Posted Tue, Oct 23, 10:23 a.m. Inappropriate

The president was given a wonderful opportunity in 2008, and he squandered it. After promising cooperation, he called legislative leaders into the White House and lectured them about how "I won the election", ignoring the fact that everyone in the room had won his or her election too. He then adhered to the same type of hyper-partisanship that defined the Clinton and W-Bush administrations for the previous 16 years. Rather than institute policies to get the economy going, he turned a deaf ear to economics, and showed no interest in the welfare of American business, other than to treat it like just another interest group, rather than the engine of our prosperity. His "You didn't build that" speech was far more damning in it's totality than the sentence about roads and bridges, which the White House frequently cited out of context, suggests. And he plowed through Congress Obamacare, a baroque, all-invasive catch-all hodgepodge monstrosity that was based totally on a desire to grab power, not to analyze and solve some very real problems with how Americans pay for health care. To this day, more people resent than endorse this sweeping change. Mr. Vance is understated in the extreme with his characterization that the president "failed" to bring about political change.
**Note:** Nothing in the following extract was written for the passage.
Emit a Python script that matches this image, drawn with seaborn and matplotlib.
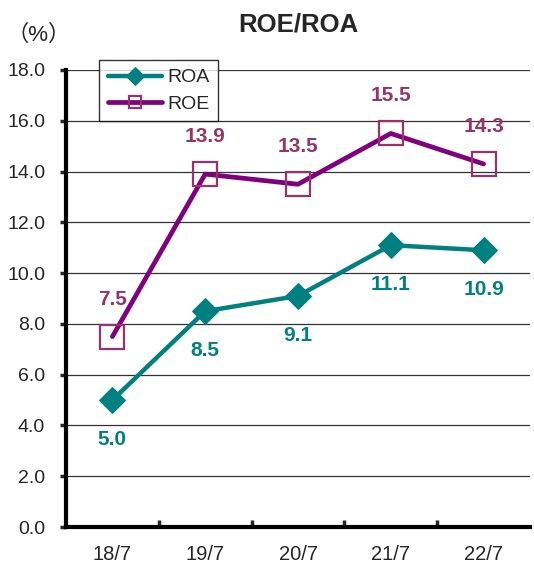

You can only fail at a task in which you try to succeed. The president didn't even try.

dbreneman

Posted Tue, Oct 23, 2:32 p.m. Inappropriate

I totally disagree with the characterizations of the previous commenter. From day one, the Republican Party has dedicated itself to the total obstruction of the Obama Presidency. It has waged an unprecedented war of misinformation, filibusters, and unfounded attacks. A cabal of "birthers", "tea partiers", and religious zealots have conspired to thwart progress and economic recovery all in the name of returning to power at any cost. Obama has been remarkably gracious considering the personal nature of these savage attacks. If the " job creators" are feeling slighted by this President, they should look at their own record. Corporations are sitting on record levels of cash, yet they are refusing to hire. It's just another example of the sabotage from the political right.

Posted Tue, Oct 23, 11:13 p.m. Inappropriate

Obama has been entirely too gracious. Graciousness and an attempt at collaboration fis interpreted by the Republicans as weakness.

Dbreneman, your posts are usually rational and fairly factual. That one was neither.